**EXERCISE GOAL**:
Copy the records below exactly as they are written.

**SOURCE RECORDS**:
::::::

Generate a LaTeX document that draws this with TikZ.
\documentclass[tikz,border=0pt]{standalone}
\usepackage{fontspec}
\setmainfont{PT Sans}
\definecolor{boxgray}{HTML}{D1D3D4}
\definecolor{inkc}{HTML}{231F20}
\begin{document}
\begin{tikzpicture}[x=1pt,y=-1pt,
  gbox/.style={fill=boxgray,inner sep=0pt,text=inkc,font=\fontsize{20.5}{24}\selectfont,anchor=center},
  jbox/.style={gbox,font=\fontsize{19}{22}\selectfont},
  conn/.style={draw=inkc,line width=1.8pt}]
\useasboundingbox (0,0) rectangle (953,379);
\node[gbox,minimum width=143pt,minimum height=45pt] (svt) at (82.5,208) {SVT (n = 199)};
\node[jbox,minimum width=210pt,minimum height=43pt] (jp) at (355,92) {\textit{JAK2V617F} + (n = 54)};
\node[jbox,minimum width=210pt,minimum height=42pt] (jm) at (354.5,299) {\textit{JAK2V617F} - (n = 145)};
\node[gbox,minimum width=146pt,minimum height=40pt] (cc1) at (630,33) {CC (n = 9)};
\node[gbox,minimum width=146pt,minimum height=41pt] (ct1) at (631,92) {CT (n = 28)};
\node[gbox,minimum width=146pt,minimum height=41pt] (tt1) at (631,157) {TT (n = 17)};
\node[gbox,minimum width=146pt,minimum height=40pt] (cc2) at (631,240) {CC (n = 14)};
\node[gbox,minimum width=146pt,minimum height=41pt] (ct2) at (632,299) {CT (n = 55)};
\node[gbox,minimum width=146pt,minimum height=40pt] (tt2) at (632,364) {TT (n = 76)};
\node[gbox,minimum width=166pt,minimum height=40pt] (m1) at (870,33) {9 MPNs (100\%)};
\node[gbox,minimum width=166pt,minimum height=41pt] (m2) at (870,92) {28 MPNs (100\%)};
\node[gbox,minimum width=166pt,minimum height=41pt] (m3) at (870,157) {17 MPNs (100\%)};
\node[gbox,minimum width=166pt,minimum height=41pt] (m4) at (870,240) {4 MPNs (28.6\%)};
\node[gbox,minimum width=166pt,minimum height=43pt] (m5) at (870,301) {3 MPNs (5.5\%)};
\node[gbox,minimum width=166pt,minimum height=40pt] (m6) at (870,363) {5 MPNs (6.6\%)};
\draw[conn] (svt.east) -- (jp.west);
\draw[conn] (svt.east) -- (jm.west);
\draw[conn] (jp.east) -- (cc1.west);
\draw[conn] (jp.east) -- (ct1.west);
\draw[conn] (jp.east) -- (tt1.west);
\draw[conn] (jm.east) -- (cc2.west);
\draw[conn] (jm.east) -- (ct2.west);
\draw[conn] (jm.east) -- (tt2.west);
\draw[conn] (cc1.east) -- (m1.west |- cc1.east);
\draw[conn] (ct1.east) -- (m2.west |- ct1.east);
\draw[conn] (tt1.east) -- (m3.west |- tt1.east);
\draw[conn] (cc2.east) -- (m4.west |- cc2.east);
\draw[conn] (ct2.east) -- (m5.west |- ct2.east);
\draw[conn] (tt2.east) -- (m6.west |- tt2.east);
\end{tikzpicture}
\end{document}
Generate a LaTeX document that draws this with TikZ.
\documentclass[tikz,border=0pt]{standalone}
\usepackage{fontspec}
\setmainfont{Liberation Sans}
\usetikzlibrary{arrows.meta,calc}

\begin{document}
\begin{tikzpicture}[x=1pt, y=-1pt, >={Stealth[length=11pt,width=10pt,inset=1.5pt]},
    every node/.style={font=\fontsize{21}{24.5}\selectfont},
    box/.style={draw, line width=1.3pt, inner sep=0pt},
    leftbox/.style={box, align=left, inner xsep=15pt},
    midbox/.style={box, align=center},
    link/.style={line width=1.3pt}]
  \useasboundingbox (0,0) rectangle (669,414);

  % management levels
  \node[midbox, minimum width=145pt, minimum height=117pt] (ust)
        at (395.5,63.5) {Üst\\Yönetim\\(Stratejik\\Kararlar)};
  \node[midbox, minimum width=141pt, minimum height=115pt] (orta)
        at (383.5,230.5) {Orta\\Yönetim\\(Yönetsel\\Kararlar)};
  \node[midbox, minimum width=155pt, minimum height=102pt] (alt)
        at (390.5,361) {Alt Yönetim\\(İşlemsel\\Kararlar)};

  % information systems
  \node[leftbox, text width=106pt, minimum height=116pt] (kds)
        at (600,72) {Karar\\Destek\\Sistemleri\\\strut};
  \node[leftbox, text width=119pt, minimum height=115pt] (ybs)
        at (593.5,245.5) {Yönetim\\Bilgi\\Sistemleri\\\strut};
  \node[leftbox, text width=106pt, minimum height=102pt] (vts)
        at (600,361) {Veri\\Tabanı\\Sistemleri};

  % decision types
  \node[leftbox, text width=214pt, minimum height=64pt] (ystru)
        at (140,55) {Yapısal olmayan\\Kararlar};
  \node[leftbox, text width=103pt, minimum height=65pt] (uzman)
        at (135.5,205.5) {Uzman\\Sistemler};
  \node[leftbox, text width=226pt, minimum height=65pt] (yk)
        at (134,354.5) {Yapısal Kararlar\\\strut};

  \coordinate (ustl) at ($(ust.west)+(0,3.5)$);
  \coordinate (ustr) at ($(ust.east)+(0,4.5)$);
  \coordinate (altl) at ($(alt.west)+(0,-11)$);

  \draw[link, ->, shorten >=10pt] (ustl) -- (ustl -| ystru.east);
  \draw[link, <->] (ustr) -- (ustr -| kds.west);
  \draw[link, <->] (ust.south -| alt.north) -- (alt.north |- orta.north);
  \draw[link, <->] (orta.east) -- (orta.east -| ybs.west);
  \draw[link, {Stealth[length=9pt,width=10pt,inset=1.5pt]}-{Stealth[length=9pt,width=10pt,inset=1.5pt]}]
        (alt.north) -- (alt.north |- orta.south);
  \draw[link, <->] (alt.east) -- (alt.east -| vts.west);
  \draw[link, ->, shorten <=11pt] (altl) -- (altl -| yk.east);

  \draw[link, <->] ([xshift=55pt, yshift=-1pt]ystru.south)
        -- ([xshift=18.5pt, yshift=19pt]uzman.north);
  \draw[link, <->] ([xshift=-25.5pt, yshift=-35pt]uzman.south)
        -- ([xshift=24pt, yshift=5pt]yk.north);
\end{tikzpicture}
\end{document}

::::::

**WRITTEN RESPONSE**:
Generate a LaTeX document that draws this with TikZ.
\documentclass[tikz,border=0pt]{standalone}
\usepackage{fontspec}
\setmainfont{PT Sans}
\definecolor{boxgray}{HTML}{D1D3D4}
\definecolor{inkc}{HTML}{231F20}
\begin{document}
\begin{tikzpicture}[x=1pt,y=-1pt,
  gbox/.style={fill=boxgray,inner sep=0pt,text=inkc,font=\fontsize{20.5}{24}\selectfont,anchor=center},
  jbox/.style={gbox,font=\fontsize{19}{22}\selectfont},
  conn/.style={draw=inkc,line width=1.8pt}]
\useasboundingbox (0,0) rectangle (953,379);
\node[gbox,minimum width=143pt,minimum height=45pt] (svt) at (82.5,208) {SVT (n = 199)};
\node[jbox,minimum width=210pt,minimum height=43pt] (jp) at (355,92) {\textit{JAK2V617F} + (n = 54)};
\node[jbox,minimum width=210pt,minimum height=42pt] (jm) at (354.5,299) {\textit{JAK2V617F} - (n = 145)};
\node[gbox,minimum width=146pt,minimum height=40pt] (cc1) at (630,33) {CC (n = 9)};
\node[gbox,minimum width=146pt,minimum height=41pt] (ct1) at (631,92) {CT (n = 28)};
\node[gbox,minimum width=146pt,minimum height=41pt] (tt1) at (631,157) {TT (n = 17)};
\node[gbox,minimum width=146pt,minimum height=40pt] (cc2) at (631,240) {CC (n = 14)};
\node[gbox,minimum width=146pt,minimum height=41pt] (ct2) at (632,299) {CT (n = 55)};
\node[gbox,minimum width=146pt,minimum height=40pt] (tt2) at (632,364) {TT (n = 76)};
\node[gbox,minimum width=166pt,minimum height=40pt] (m1) at (870,33) {9 MPNs (100\%)};
\node[gbox,minimum width=166pt,minimum height=41pt] (m2) at (870,92) {28 MPNs (100\%)};
\node[gbox,minimum width=166pt,minimum height=41pt] (m3) at (870,157) {17 MPNs (100\%)};
\node[gbox,minimum width=166pt,minimum height=41pt] (m4) at (870,240) {4 MPNs (28.6\%)};
\node[gbox,minimum width=166pt,minimum height=43pt] (m5) at (870,301) {3 MPNs (5.5\%)};
\node[gbox,minimum width=166pt,minimum height=40pt] (m6) at (870,363) {5 MPNs (6.6\%)};
\draw[conn] (svt.east) -- (jp.west);
\draw[conn] (svt.east) -- (jm.west);
\draw[conn] (jp.east) -- (cc1.west);
\draw[conn] (jp.east) -- (ct1.west);
\draw[conn] (jp.east) -- (tt1.west);
\draw[conn] (jm.east) -- (cc2.west);
\draw[conn] (jm.east) -- (ct2.west);
\draw[conn] (jm.east) -- (tt2.west);
\draw[conn] (cc1.east) -- (m1.west |- cc1.east);
\draw[conn] (ct1.east) -- (m2.west |- ct1.east);
\draw[conn] (tt1.east) -- (m3.west |- tt1.east);
\draw[conn] (cc2.east) -- (m4.west |- cc2.east);
\draw[conn] (ct2.east) -- (m5.west |- ct2.east);
\draw[conn] (tt2.east) -- (m6.west |- tt2.east);
\end{tikzpicture}
\end{document}
Generate a LaTeX document that draws this with TikZ.
\documentclass[tikz,border=0pt]{standalone}
\usepackage{fontspec}
\setmainfont{Liberation Sans}
\usetikzlibrary{arrows.meta,calc}

\begin{document}
\begin{tikzpicture}[x=1pt, y=-1pt, >={Stealth[length=11pt,width=10pt,inset=1.5pt]},
    every node/.style={font=\fontsize{21}{24.5}\selectfont},
    box/.style={draw, line width=1.3pt, inner sep=0pt},
    leftbox/.style={box, align=left, inner xsep=15pt},
    midbox/.style={box, align=center},
    link/.style={line width=1.3pt}]
  \useasboundingbox (0,0) rectangle (669,414);

  % management levels
  \node[midbox, minimum width=145pt, minimum height=117pt] (ust)
        at (395.5,63.5) {Üst\\Yönetim\\(Stratejik\\Kararlar)};
  \node[midbox, minimum width=141pt, minimum height=115pt] (orta)
        at (383.5,230.5) {Orta\\Yönetim\\(Yönetsel\\Kararlar)};
  \node[midbox, minimum width=155pt, minimum height=102pt] (alt)
        at (390.5,361) {Alt Yönetim\\(İşlemsel\\Kararlar)};

  % information systems
  \node[leftbox, text width=106pt, minimum height=116pt] (kds)
        at (600,72) {Karar\\Destek\\Sistemleri\\\strut};
  \node[leftbox, text width=119pt, minimum height=115pt] (ybs)
        at (593.5,245.5) {Yönetim\\Bilgi\\Sistemleri\\\strut};
  \node[leftbox, text width=106pt, minimum height=102pt] (vts)
        at (600,361) {Veri\\Tabanı\\Sistemleri};

  % decision types
  \node[leftbox, text width=214pt, minimum height=64pt] (ystru)
        at (140,55) {Yapısal olmayan\\Kararlar};
  \node[leftbox, text width=103pt, minimum height=65pt] (uzman)
        at (135.5,205.5) {Uzman\\Sistemler};
  \node[leftbox, text width=226pt, minimum height=65pt] (yk)
        at (134,354.5) {Yapısal Kararlar\\\strut};

  \coordinate (ustl) at ($(ust.west)+(0,3.5)$);
  \coordinate (ustr) at ($(ust.east)+(0,4.5)$);
  \coordinate (altl) at ($(alt.west)+(0,-11)$);

  \draw[link, ->, shorten >=10pt] (ustl) -- (ustl -| ystru.east);
  \draw[link, <->] (ustr) -- (ustr -| kds.west);
  \draw[link, <->] (ust.south -| alt.north) -- (alt.north |- orta.north);
  \draw[link, <->] (orta.east) -- (orta.east -| ybs.west);
  \draw[link, {Stealth[length=9pt,width=10pt,inset=1.5pt]}-{Stealth[length=9pt,width=10pt,inset=1.5pt]}]
        (alt.north) -- (alt.north |- orta.south);
  \draw[link, <->] (alt.east) -- (alt.east -| vts.west);
  \draw[link, ->, shorten <=11pt] (altl) -- (altl -| yk.east);

  \draw[link, <->] ([xshift=55pt, yshift=-1pt]ystru.south)
        -- ([xshift=18.5pt, yshift=19pt]uzman.north);
  \draw[link, <->] ([xshift=-25.5pt, yshift=-35pt]uzman.south)
        -- ([xshift=24pt, yshift=5pt]yk.north);
\end{tikzpicture}
\end{document}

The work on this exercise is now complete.